Man kann der Politik keine Vorwürfe machen: Bund und Länder spannen milliardenschwere Rettungsschirme auf, Beschäftigte werden in der Kurzarbeit aufgefangen, Mieter durch ein Kündigungsverbot geschützt. Und um Druck von klammen Firmen zu nehmen, wurde die Insolvenzantragspflicht bis Herbst ausgesetzt: Wer Ende 2019 noch zahlungsfähig war, muss vorerst keine Insolvenz anmelden, auch wenn er wegen der Corona-Krise eigentlich zahlungsunfähig ist.
Das dürfte für manchen Gastronomen oder Eventanbieter eine Erleichterung sein. Doch alles hat zwei Seiten: Denn die Insolvenzantragspflicht gibt es ja nicht, um Firmen zu ärgern, sondern um deren Lieferanten, Vermieter und Kunden zu schützen. Die Pflicht schafft Vertrauen im Markt, weil sie dafür sorgt, dass die Information über die leere Kasse allen Seiten zukommt.
Wenn aber dieses Vertrauen fehlt und die Informationen asymmetrisch verteilt sind, bricht ein Markt schnell zusammen. Das hat der US-Ökonom George Akerlof 1970 in seinem Aufsatz „The market for lemons“am Beispiel von Autos beschrieben. Der Verkäufer weiß, ob er ein einwandfreies Auto oder ein mangelhaftes Montagsauto (amerikanisch: „lemon“) anbietet, der Käufer weiß es nicht. Also wird der Käufer vorsichtshalber immer nur den Preis bieten, den er für ein Montagsauto zahlen würde. Das aber ist zu wenig für Hersteller guter Autos, also ziehen diese sich vom Markt zurück. Am Ende werden nur noch „lemons“gehandelt. Das ist schlecht für alle Beteiligten.

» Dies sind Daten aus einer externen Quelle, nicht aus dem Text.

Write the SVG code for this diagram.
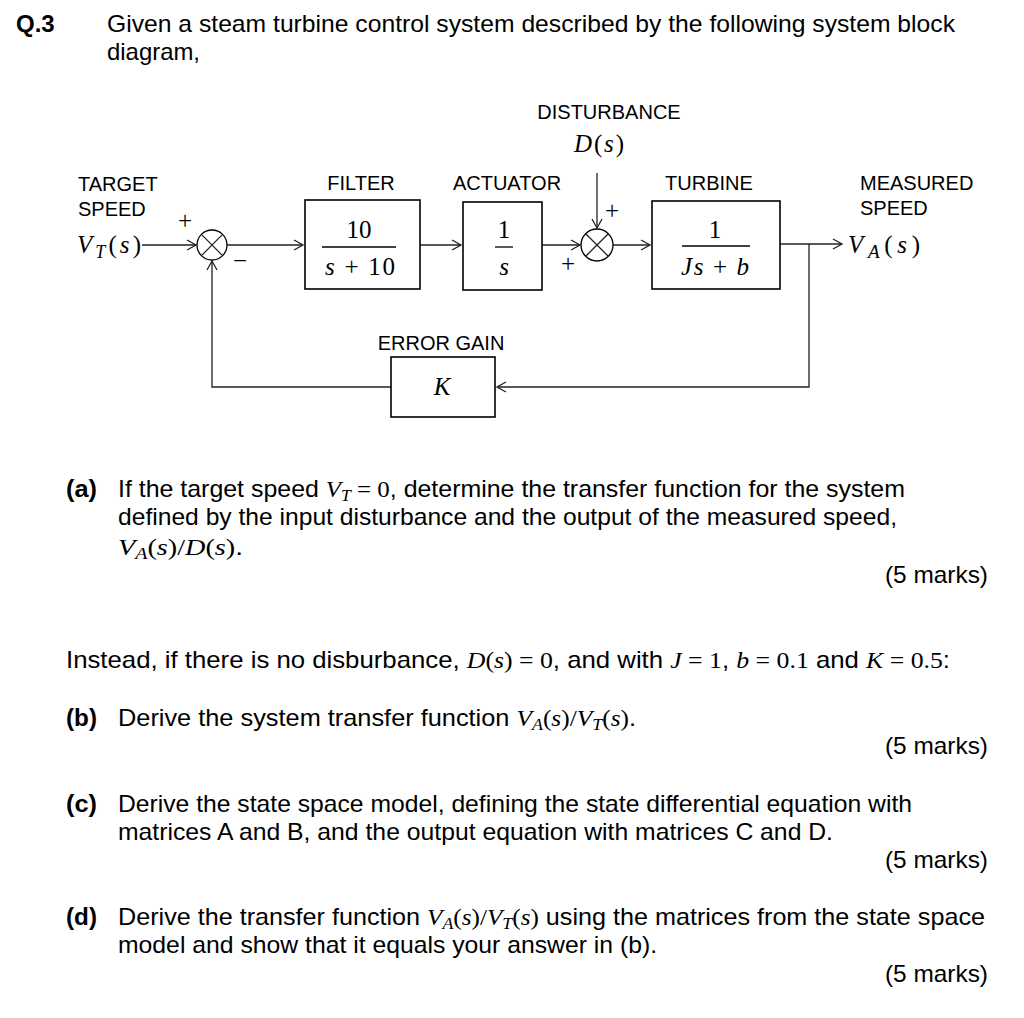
<svg xmlns="http://www.w3.org/2000/svg" width="1024" height="1018" viewBox="0 0 1024 1018">
<style>
.t{font-family:"Liberation Sans",Arial,sans-serif;font-size:24px;fill:#000}
.b{font-weight:bold}
.m{font-family:"Liberation Serif","Times New Roman",serif;font-style:italic}
.n{font-family:"Liberation Serif","Times New Roman",serif;font-style:normal}
.lbl{font-family:"Liberation Sans",Arial,sans-serif;font-size:20px;fill:#000}
.mx{font-family:"Liberation Serif","Times New Roman",serif;font-size:25px;fill:#000}
.box{fill:#fff;stroke:#000;stroke-width:1.6}
.ln{fill:none;stroke:#222;stroke-width:1.3}
.sj{fill:#fff;stroke:#000;stroke-width:1.3}
</style>
<defs>
<marker id="ar" markerUnits="userSpaceOnUse" markerWidth="14" markerHeight="14" refX="10" refY="6" orient="auto">
<path d="M1,1 L10,6 L1,11" fill="none" stroke="#222" stroke-width="1.3"/>
</marker>
</defs>
<rect width="1024" height="1018" fill="#fff"/>

<text class="t b" x="16" y="32" font-size="22">Q.3</text>
<text class="t" x="107" y="32" textLength="848" lengthAdjust="spacingAndGlyphs">Given a steam turbine control system described by the following system block</text>
<text class="t" x="107" y="60" textLength="93" lengthAdjust="spacingAndGlyphs">diagram,</text>

<g id="connectors">
<path class="ln" d="M142,245 H196" marker-end="url(#ar)"/>
<path class="ln" d="M227,245 H303" marker-end="url(#ar)"/>
<path class="ln" d="M420,245 H461" marker-end="url(#ar)"/>
<path class="ln" d="M542,245 H580" marker-end="url(#ar)"/>
<path class="ln" d="M613,245 H650" marker-end="url(#ar)"/>
<path class="ln" d="M597,173 V228" marker-end="url(#ar)"/>
<path class="ln" d="M780,244 H842" marker-end="url(#ar)"/>
<path class="ln" d="M809,244 V387 H497" marker-end="url(#ar)"/>
<path class="ln" d="M391,387 H212 V261" marker-end="url(#ar)"/>
</g>

<g id="target">
<text class="lbl" x="78" y="191">TARGET</text>
<text class="lbl" x="78" y="216">SPEED</text>
<text class="mx" x="77" y="253" textLength="64" lengthAdjust="spacing"><tspan class="m">V</tspan><tspan class="m" font-size="18" dy="5">T</tspan><tspan dy="-5">(</tspan><tspan class="m">s</tspan>)</text>
</g>

<g id="sum1">
<circle class="sj" cx="212" cy="245" r="15"/>
<path class="ln" d="M201.4,234.4 L222.6,255.6 M222.6,234.4 L201.4,255.6" stroke="#000"/>
<text class="mx" x="185" y="229" text-anchor="middle" font-size="27">+</text>
<text class="mx" x="240" y="269" text-anchor="middle" font-size="27">−</text>
</g>

<g id="filter">
<text class="lbl" x="361" y="190" text-anchor="middle">FILTER</text>
<rect class="box" x="305" y="200" width="115" height="89"/>
<text class="mx n" x="359" y="238" text-anchor="middle">10</text>
<line x1="322" y1="247" x2="396" y2="247" stroke="#000" stroke-width="1.3"/>
<text class="mx" x="360" y="275" text-anchor="middle" textLength="70" lengthAdjust="spacing"><tspan class="m">s</tspan> + 10</text>
</g>

<g id="actuator">
<text class="lbl" x="507" y="190" text-anchor="middle">ACTUATOR</text>
<rect class="box" x="463" y="202" width="79" height="88"/>
<text class="mx" x="504" y="238" text-anchor="middle">1</text>
<line x1="495" y1="247" x2="513" y2="247" stroke="#000" stroke-width="1.3"/>
<text class="mx m" x="504" y="275" text-anchor="middle">s</text>
</g>

<g id="disturbance">
<text class="lbl" x="609" y="119" text-anchor="middle">DISTURBANCE</text>
<text class="mx" x="599" y="152" text-anchor="middle" textLength="50" lengthAdjust="spacing"><tspan class="m">D</tspan>(<tspan class="m">s</tspan>)</text>
</g>

<g id="sum2">
<circle class="sj" cx="597" cy="245" r="16"/>
<path class="ln" d="M585.7,233.7 L608.3,256.3 M608.3,233.7 L585.7,256.3" stroke="#000"/>
<text class="mx" x="612" y="219" text-anchor="middle" font-size="27">+</text>
<text class="mx" x="568" y="272" text-anchor="middle" font-size="27">+</text>
</g>

<g id="turbine">
<text class="lbl" x="709" y="190" text-anchor="middle">TURBINE</text>
<rect class="box" x="652" y="201" width="128" height="88"/>
<text class="mx" x="715" y="238" text-anchor="middle">1</text>
<line x1="682" y1="246" x2="750" y2="246" stroke="#000" stroke-width="1.3"/>
<text class="mx" x="715" y="275" text-anchor="middle" textLength="68" lengthAdjust="spacing"><tspan class="m">Js</tspan> + <tspan class="m">b</tspan></text>
</g>

<g id="measured">
<text class="lbl" x="860" y="190">MEASURED</text>
<text class="lbl" x="860" y="215">SPEED</text>
<text class="mx" x="848" y="253" font-size="27" textLength="72" lengthAdjust="spacing"><tspan class="m">V</tspan><tspan class="m" font-size="19" dy="5">A</tspan><tspan dy="-5">(</tspan><tspan class="m">s</tspan>)</text>
</g>

<g id="gain">
<text class="lbl" x="441" y="350" text-anchor="middle">ERROR GAIN</text>
<rect class="box" x="391" y="357" width="104" height="60"/>
<text class="mx m" x="442" y="395" text-anchor="middle">K</text>
</g>

<text class="t b" x="66" y="497" textLength="31" lengthAdjust="spacingAndGlyphs">(a)</text>
<text class="t" x="118" y="497" textLength="787" lengthAdjust="spacingAndGlyphs">If the target speed <tspan class="m">V</tspan><tspan class="m" font-size="17" dy="4">T</tspan><tspan class="n" dy="-4"> = 0</tspan>, determine the transfer function for the system</text>
<text class="t" x="118" y="525" textLength="779" lengthAdjust="spacingAndGlyphs">defined by the input disturbance and the output of the measured speed,</text>
<text class="t" x="118" y="555" textLength="125" lengthAdjust="spacingAndGlyphs"><tspan class="m">V</tspan><tspan class="m" font-size="17" dy="4">A</tspan><tspan class="n" dy="-4">(</tspan><tspan class="m">s</tspan><tspan class="n">)/</tspan><tspan class="m">D</tspan><tspan class="n">(</tspan><tspan class="m">s</tspan><tspan class="n">)</tspan>.</text>
<text class="t" x="988" y="583" text-anchor="end" textLength="103" lengthAdjust="spacingAndGlyphs">(5 marks)</text>

<text class="t" x="66" y="668" textLength="884" lengthAdjust="spacingAndGlyphs">Instead, if there is no disburbance, <tspan class="m">D</tspan><tspan class="n">(</tspan><tspan class="m">s</tspan><tspan class="n">) = 0</tspan>, and with <tspan class="m">J</tspan><tspan class="n"> = 1</tspan>, <tspan class="m">b</tspan><tspan class="n"> = 0.1</tspan> and <tspan class="m">K</tspan><tspan class="n"> = 0.5</tspan>:</text>

<text class="t b" x="66" y="726" textLength="31" lengthAdjust="spacingAndGlyphs">(b)</text>
<text class="t" x="118" y="726" textLength="518" lengthAdjust="spacingAndGlyphs">Derive the system transfer function <tspan class="m">V</tspan><tspan class="m" font-size="17" dy="4">A</tspan><tspan class="n" dy="-4">(</tspan><tspan class="m">s</tspan><tspan class="n">)/</tspan><tspan class="m">V</tspan><tspan class="m" font-size="17" dy="4">T</tspan><tspan class="n" dy="-4">(</tspan><tspan class="m">s</tspan><tspan class="n">)</tspan>.</text>
<text class="t" x="988" y="754" text-anchor="end" textLength="103" lengthAdjust="spacingAndGlyphs">(5 marks)</text>

<text class="t b" x="66" y="812" textLength="31" lengthAdjust="spacingAndGlyphs">(c)</text>
<text class="t" x="118" y="812" textLength="794" lengthAdjust="spacingAndGlyphs">Derive the state space model, defining the state differential equation with</text>
<text class="t" x="118" y="840" textLength="715" lengthAdjust="spacingAndGlyphs">matrices A and B, and the output equation with matrices C and D.</text>
<text class="t" x="988" y="868" text-anchor="end" textLength="103" lengthAdjust="spacingAndGlyphs">(5 marks)</text>

<text class="t b" x="66" y="925" textLength="31" lengthAdjust="spacingAndGlyphs">(d)</text>
<text class="t" x="118" y="925" textLength="867" lengthAdjust="spacingAndGlyphs">Derive the transfer function <tspan class="m">V</tspan><tspan class="m" font-size="17" dy="4">A</tspan><tspan class="n" dy="-4">(</tspan><tspan class="m">s</tspan><tspan class="n">)/</tspan><tspan class="m">V</tspan><tspan class="m" font-size="17" dy="4">T</tspan><tspan class="n" dy="-4">(</tspan><tspan class="m">s</tspan><tspan class="n">)</tspan> using the matrices from the state space</text>
<text class="t" x="118" y="953" textLength="539" lengthAdjust="spacingAndGlyphs">model and show that it equals your answer in (b).</text>
<text class="t" x="988" y="982" text-anchor="end" textLength="103" lengthAdjust="spacingAndGlyphs">(5 marks)</text>
</svg>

Das Problem asymmetrischer Information kann man lösen, indem sich der Käufer zusätzliche Infos beschafft: durch eine Tüv-Untersuchung im Auto-Beispiel oder eben die Insolvenzantragspflicht im Allgemeinen. Das sorgt für Aufwand, aber eben auch für Vertrauen. Mit Blick auf die Corona-Krise heißt das: Die Aussetzung der Pflicht darf nur kurz sein.